▶ DATA ENTRIES:
□ □ □
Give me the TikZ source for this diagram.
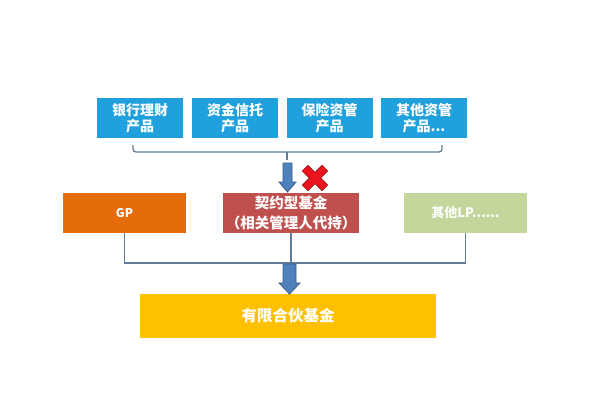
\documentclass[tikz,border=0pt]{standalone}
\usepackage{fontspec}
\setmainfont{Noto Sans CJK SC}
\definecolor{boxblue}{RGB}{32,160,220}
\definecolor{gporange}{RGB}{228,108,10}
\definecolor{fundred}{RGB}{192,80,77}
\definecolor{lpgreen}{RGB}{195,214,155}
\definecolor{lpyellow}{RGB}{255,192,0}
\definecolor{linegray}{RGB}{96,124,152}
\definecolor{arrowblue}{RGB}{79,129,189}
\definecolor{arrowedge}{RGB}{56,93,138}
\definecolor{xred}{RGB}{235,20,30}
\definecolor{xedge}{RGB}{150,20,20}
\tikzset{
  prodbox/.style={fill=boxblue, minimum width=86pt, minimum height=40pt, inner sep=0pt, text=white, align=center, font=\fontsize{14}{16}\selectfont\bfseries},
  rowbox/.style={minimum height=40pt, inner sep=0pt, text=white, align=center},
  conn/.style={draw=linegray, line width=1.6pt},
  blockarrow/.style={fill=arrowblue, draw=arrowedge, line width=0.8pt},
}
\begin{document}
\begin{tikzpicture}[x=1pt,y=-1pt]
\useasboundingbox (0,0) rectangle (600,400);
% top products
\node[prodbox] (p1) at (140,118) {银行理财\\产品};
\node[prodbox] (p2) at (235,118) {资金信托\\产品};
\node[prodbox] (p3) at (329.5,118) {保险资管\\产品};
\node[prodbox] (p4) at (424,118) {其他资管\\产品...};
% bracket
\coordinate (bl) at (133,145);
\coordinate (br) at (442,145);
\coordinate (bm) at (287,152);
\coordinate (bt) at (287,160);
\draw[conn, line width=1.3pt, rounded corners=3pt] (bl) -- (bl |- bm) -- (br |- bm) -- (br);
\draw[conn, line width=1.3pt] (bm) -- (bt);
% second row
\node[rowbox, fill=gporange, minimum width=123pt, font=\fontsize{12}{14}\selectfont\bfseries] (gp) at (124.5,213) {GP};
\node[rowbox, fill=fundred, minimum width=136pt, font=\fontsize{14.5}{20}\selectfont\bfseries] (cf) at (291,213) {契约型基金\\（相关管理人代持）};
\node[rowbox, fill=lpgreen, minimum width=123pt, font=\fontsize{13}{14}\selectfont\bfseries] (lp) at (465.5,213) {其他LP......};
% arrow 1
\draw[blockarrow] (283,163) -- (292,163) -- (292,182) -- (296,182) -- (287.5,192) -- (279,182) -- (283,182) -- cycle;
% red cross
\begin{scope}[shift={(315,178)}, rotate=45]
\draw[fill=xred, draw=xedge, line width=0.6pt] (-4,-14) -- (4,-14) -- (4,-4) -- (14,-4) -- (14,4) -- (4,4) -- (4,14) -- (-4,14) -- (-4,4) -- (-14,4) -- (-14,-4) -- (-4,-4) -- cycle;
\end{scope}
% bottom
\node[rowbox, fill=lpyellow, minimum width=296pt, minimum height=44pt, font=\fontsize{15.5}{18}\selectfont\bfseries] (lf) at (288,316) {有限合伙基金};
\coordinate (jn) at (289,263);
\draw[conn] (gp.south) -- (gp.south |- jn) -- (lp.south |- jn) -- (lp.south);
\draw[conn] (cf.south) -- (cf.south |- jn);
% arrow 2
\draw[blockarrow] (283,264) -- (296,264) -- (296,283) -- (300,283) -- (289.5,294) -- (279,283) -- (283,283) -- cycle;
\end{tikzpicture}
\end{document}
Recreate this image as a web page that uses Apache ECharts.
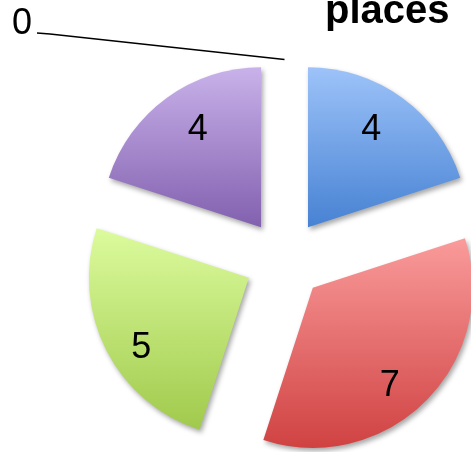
□ □ □
▶ TO DO:
Quote the records in their entirety, keeping the wording exact and excluding pictures.

▶ EXPECTED ANSWER:
Give me the TikZ source for this diagram.
\documentclass[tikz,border=0pt]{standalone}
\usepackage{fontspec}
\setmainfont{Noto Sans CJK SC}
\definecolor{boxblue}{RGB}{32,160,220}
\definecolor{gporange}{RGB}{228,108,10}
\definecolor{fundred}{RGB}{192,80,77}
\definecolor{lpgreen}{RGB}{195,214,155}
\definecolor{lpyellow}{RGB}{255,192,0}
\definecolor{linegray}{RGB}{96,124,152}
\definecolor{arrowblue}{RGB}{79,129,189}
\definecolor{arrowedge}{RGB}{56,93,138}
\definecolor{xred}{RGB}{235,20,30}
\definecolor{xedge}{RGB}{150,20,20}
\tikzset{
  prodbox/.style={fill=boxblue, minimum width=86pt, minimum height=40pt, inner sep=0pt, text=white, align=center, font=\fontsize{14}{16}\selectfont\bfseries},
  rowbox/.style={minimum height=40pt, inner sep=0pt, text=white, align=center},
  conn/.style={draw=linegray, line width=1.6pt},
  blockarrow/.style={fill=arrowblue, draw=arrowedge, line width=0.8pt},
}
\begin{document}
\begin{tikzpicture}[x=1pt,y=-1pt]
\useasboundingbox (0,0) rectangle (600,400);
% top products
\node[prodbox] (p1) at (140,118) {银行理财\\产品};
\node[prodbox] (p2) at (235,118) {资金信托\\产品};
\node[prodbox] (p3) at (329.5,118) {保险资管\\产品};
\node[prodbox] (p4) at (424,118) {其他资管\\产品...};
% bracket
\coordinate (bl) at (133,145);
\coordinate (br) at (442,145);
\coordinate (bm) at (287,152);
\coordinate (bt) at (287,160);
\draw[conn, line width=1.3pt, rounded corners=3pt] (bl) -- (bl |- bm) -- (br |- bm) -- (br);
\draw[conn, line width=1.3pt] (bm) -- (bt);
% second row
\node[rowbox, fill=gporange, minimum width=123pt, font=\fontsize{12}{14}\selectfont\bfseries] (gp) at (124.5,213) {GP};
\node[rowbox, fill=fundred, minimum width=136pt, font=\fontsize{14.5}{20}\selectfont\bfseries] (cf) at (291,213) {契约型基金\\（相关管理人代持）};
\node[rowbox, fill=lpgreen, minimum width=123pt, font=\fontsize{13}{14}\selectfont\bfseries] (lp) at (465.5,213) {其他LP......};
% arrow 1
\draw[blockarrow] (283,163) -- (292,163) -- (292,182) -- (296,182) -- (287.5,192) -- (279,182) -- (283,182) -- cycle;
% red cross
\begin{scope}[shift={(315,178)}, rotate=45]
\draw[fill=xred, draw=xedge, line width=0.6pt] (-4,-14) -- (4,-14) -- (4,-4) -- (14,-4) -- (14,4) -- (4,4) -- (4,14) -- (-4,14) -- (-4,4) -- (-14,4) -- (-14,-4) -- (-4,-4) -- cycle;
\end{scope}
% bottom
\node[rowbox, fill=lpyellow, minimum width=296pt, minimum height=44pt, font=\fontsize{15.5}{18}\selectfont\bfseries] (lf) at (288,316) {有限合伙基金};
\coordinate (jn) at (289,263);
\draw[conn] (gp.south) -- (gp.south |- jn) -- (lp.south |- jn) -- (lp.south);
\draw[conn] (cf.south) -- (cf.south |- jn);
% arrow 2
\draw[blockarrow] (283,264) -- (296,264) -- (296,283) -- (300,283) -- (289.5,294) -- (279,283) -- (283,283) -- cycle;
\end{tikzpicture}
\end{document}
Recreate this image as a web page that uses Apache ECharts.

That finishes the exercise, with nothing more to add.